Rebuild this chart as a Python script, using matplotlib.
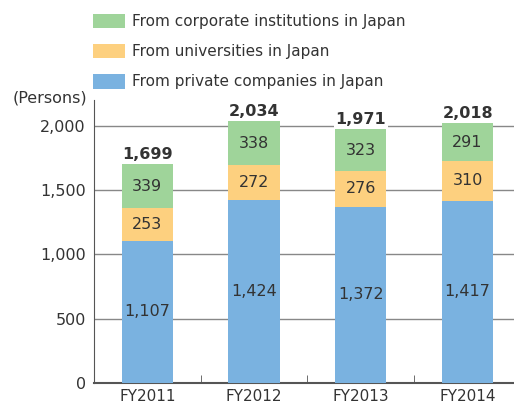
import matplotlib.pyplot as plt
import numpy as np

# data
years = ['FY2011', 'FY2012', 'FY2013', 'FY2014']
private = [1107, 1424, 1372, 1417]
universities = [253, 272, 276, 310]
corporate = [339, 338, 323, 291]
totals = [1699, 2034, 1971, 2018]

c_private = '#7ab2e0'
c_univ = '#fdd07f'
c_corp = '#9fd49a'
txt = '#333333'

plt.rcParams['font.family'] = ['DejaVu Sans']
fig = plt.figure(figsize=(5.14, 4.09), dpi=100)
ax = fig.add_axes([94 / 514, 26 / 409, 1 - 94 / 514, (383 - 100) / 409 * 1.0])

x = np.arange(len(years))
w = 0.48
b1 = ax.bar(x, private, w, color=c_private, zorder=3, label='From private companies in Japan')
b2 = ax.bar(x, universities, w, bottom=private, color=c_univ, zorder=3,
            label='From universities in Japan')
bottom3 = [p + u for p, u in zip(private, universities)]
b3 = ax.bar(x, corporate, w, bottom=bottom3, color=c_corp, zorder=3,
            label='From corporate institutions in Japan')

# segment labels
for i in range(len(years)):
    ax.text(x[i], private[i] / 2, f'{private[i]:,}', ha='center', va='center',
            fontsize=11.5, color=txt, zorder=4)
    ax.text(x[i], private[i] + universities[i] / 2, f'{universities[i]:,}', ha='center',
            va='center', fontsize=11.5, color=txt, zorder=4)
    ax.text(x[i], bottom3[i] + corporate[i] / 2, f'{corporate[i]:,}', ha='center',
            va='center', fontsize=11.5, color=txt, zorder=4)
    ax.text(x[i], totals[i] + 20, f'{totals[i]:,}', ha='center', va='bottom',
            fontsize=11.5, fontweight='bold', color=txt, zorder=4,
            bbox=dict(facecolor='white', edgecolor='none', pad=1))

ax.set_xlim(-0.5, 3.5 - 7 / 107)
ax.set_ylim(0, 2200)
ax.set_yticks([0, 500, 1000, 1500, 2000])
ax.set_yticklabels(['0', '500', '1,000', '1,500', '2,000'])
ax.yaxis.grid(True, color='#888888', linewidth=1, zorder=0)
ax.set_xticks(x)
ax.set_xticklabels(years)
ax.tick_params(axis='x', length=0, labelsize=11, colors=txt, pad=4)
ax.tick_params(axis='y', length=0, labelsize=11.5, colors=txt, pad=6)

# tick marks between categories
ax.set_xticks([0.5, 1.5, 2.5], minor=True)
ax.tick_params(axis='x', which='minor', direction='in', length=6, color='#555555')

for s in ['top', 'right']:
    ax.spines[s].set_visible(False)
ax.spines['left'].set_color('#555555')
ax.spines['bottom'].set_color('#555555')
ax.spines['bottom'].set_linewidth(1.5)

fig.text(13 / 514, 1 - 98 / 409, '(Persons)', fontsize=11.5, color=txt, va='center')

handles = [b3, b2, b1]
fig.legend(handles, [h.get_label() for h in handles], loc='upper left',
           bbox_to_anchor=(79 / 514, 1.0), frameon=False, fontsize=11,
           handlelength=2.1, handleheight=1.1, labelspacing=0.95, handletextpad=0.5,
           labelcolor=txt)

plt.savefig('out.png')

§

STATED PROBLEM → Return the listing above unchanged, apart from dropping its pictures.

FULL ANSWER →
Rebuild this chart as a Python script, using matplotlib.
import matplotlib.pyplot as plt
import numpy as np

# data
years = ['FY2011', 'FY2012', 'FY2013', 'FY2014']
private = [1107, 1424, 1372, 1417]
universities = [253, 272, 276, 310]
corporate = [339, 338, 323, 291]
totals = [1699, 2034, 1971, 2018]

c_private = '#7ab2e0'
c_univ = '#fdd07f'
c_corp = '#9fd49a'
txt = '#333333'

plt.rcParams['font.family'] = ['DejaVu Sans']
fig = plt.figure(figsize=(5.14, 4.09), dpi=100)
ax = fig.add_axes([94 / 514, 26 / 409, 1 - 94 / 514, (383 - 100) / 409 * 1.0])

x = np.arange(len(years))
w = 0.48
b1 = ax.bar(x, private, w, color=c_private, zorder=3, label='From private companies in Japan')
b2 = ax.bar(x, universities, w, bottom=private, color=c_univ, zorder=3,
            label='From universities in Japan')
bottom3 = [p + u for p, u in zip(private, universities)]
b3 = ax.bar(x, corporate, w, bottom=bottom3, color=c_corp, zorder=3,
            label='From corporate institutions in Japan')

# segment labels
for i in range(len(years)):
    ax.text(x[i], private[i] / 2, f'{private[i]:,}', ha='center', va='center',
            fontsize=11.5, color=txt, zorder=4)
    ax.text(x[i], private[i] + universities[i] / 2, f'{universities[i]:,}', ha='center',
            va='center', fontsize=11.5, color=txt, zorder=4)
    ax.text(x[i], bottom3[i] + corporate[i] / 2, f'{corporate[i]:,}', ha='center',
            va='center', fontsize=11.5, color=txt, zorder=4)
    ax.text(x[i], totals[i] + 20, f'{totals[i]:,}', ha='center', va='bottom',
            fontsize=11.5, fontweight='bold', color=txt, zorder=4,
            bbox=dict(facecolor='white', edgecolor='none', pad=1))

ax.set_xlim(-0.5, 3.5 - 7 / 107)
ax.set_ylim(0, 2200)
ax.set_yticks([0, 500, 1000, 1500, 2000])
ax.set_yticklabels(['0', '500', '1,000', '1,500', '2,000'])
ax.yaxis.grid(True, color='#888888', linewidth=1, zorder=0)
ax.set_xticks(x)
ax.set_xticklabels(years)
ax.tick_params(axis='x', length=0, labelsize=11, colors=txt, pad=4)
ax.tick_params(axis='y', length=0, labelsize=11.5, colors=txt, pad=6)

# tick marks between categories
ax.set_xticks([0.5, 1.5, 2.5], minor=True)
ax.tick_params(axis='x', which='minor', direction='in', length=6, color='#555555')

for s in ['top', 'right']:
    ax.spines[s].set_visible(False)
ax.spines['left'].set_color('#555555')
ax.spines['bottom'].set_color('#555555')
ax.spines['bottom'].set_linewidth(1.5)

fig.text(13 / 514, 1 - 98 / 409, '(Persons)', fontsize=11.5, color=txt, va='center')

handles = [b3, b2, b1]
fig.legend(handles, [h.get_label() for h in handles], loc='upper left',
           bbox_to_anchor=(79 / 514, 1.0), frameon=False, fontsize=11,
           handlelength=2.1, handleheight=1.1, labelspacing=0.95, handletextpad=0.5,
           labelcolor=txt)

plt.savefig('out.png')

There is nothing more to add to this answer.